5. Empirical Performance and Benchmarks

LtOF consistently yields substantial performance, runtime, and generalization benefits across diverse testbeds:

  • Standard PtO benchmarks: On tasks such as cubic Top-K selection, portfolio optimization, and web advertising, LtOF achieves normalized decision quality improvements up to 200% and matches/exceeds state-of-the-art surrogate or per-instance loss methods while using an order of magnitude fewer samples (Shah et al., 2023).
  • Constrained and nonconvex programs: In convex/nonconvex QP and AC-OPF, regret is reduced by 10× relative to two-stage PtO. Inference speeds are accelerated by 10–100× due to the elimination of per-instance solver calls (Kotary et al., 2023, Kotary et al., 2024, Babier et al., 2018).
  • Sequential/MDP tasks: In partially observed gridworlds, decision-focused Bellman-W (Woodbury) and PG-W methods double OPE scores against two-stage baselines (e.g., 1.5 vs 0.8) and reach near-optimal performance (Wang et al., 2021).
  • Decentralized networks and deep nets: MiLoDo-trained optimizers demonstrate 1.5–3× faster convergence on LASSO, logistic regression, and deep architectures, maintaining empirical stability across 10510^5 iterations and successfully transferring to unseen dimensions and tasks (He et al., 2024).

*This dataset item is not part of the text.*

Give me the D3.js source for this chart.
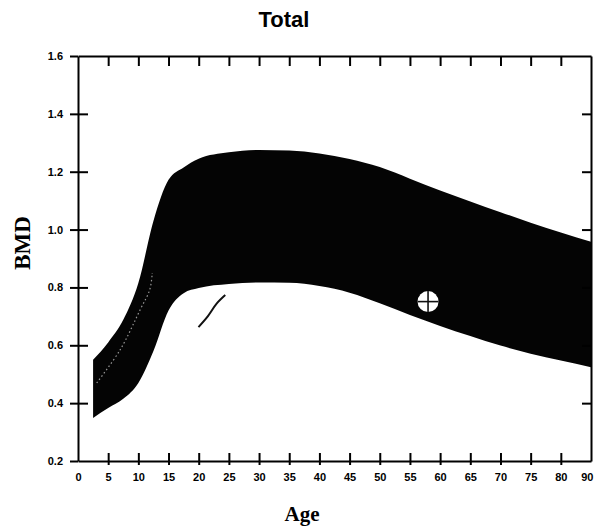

6. Practical Considerations, Limitations, and Future Directions

Strengths of LtOF include broad applicability across decision domains, avoidance of restrictive localness and per-instance loss assumptions, elimination of hand-crafted differentiation, and real-time solution inference. The methodology is robust under complex and nonlinear feature–parameter relationships and does not suffer from drift issues seen in pretrained proxy pipelines (Kotary et al., 2023, Kotary et al., 2024, Shah et al., 2023).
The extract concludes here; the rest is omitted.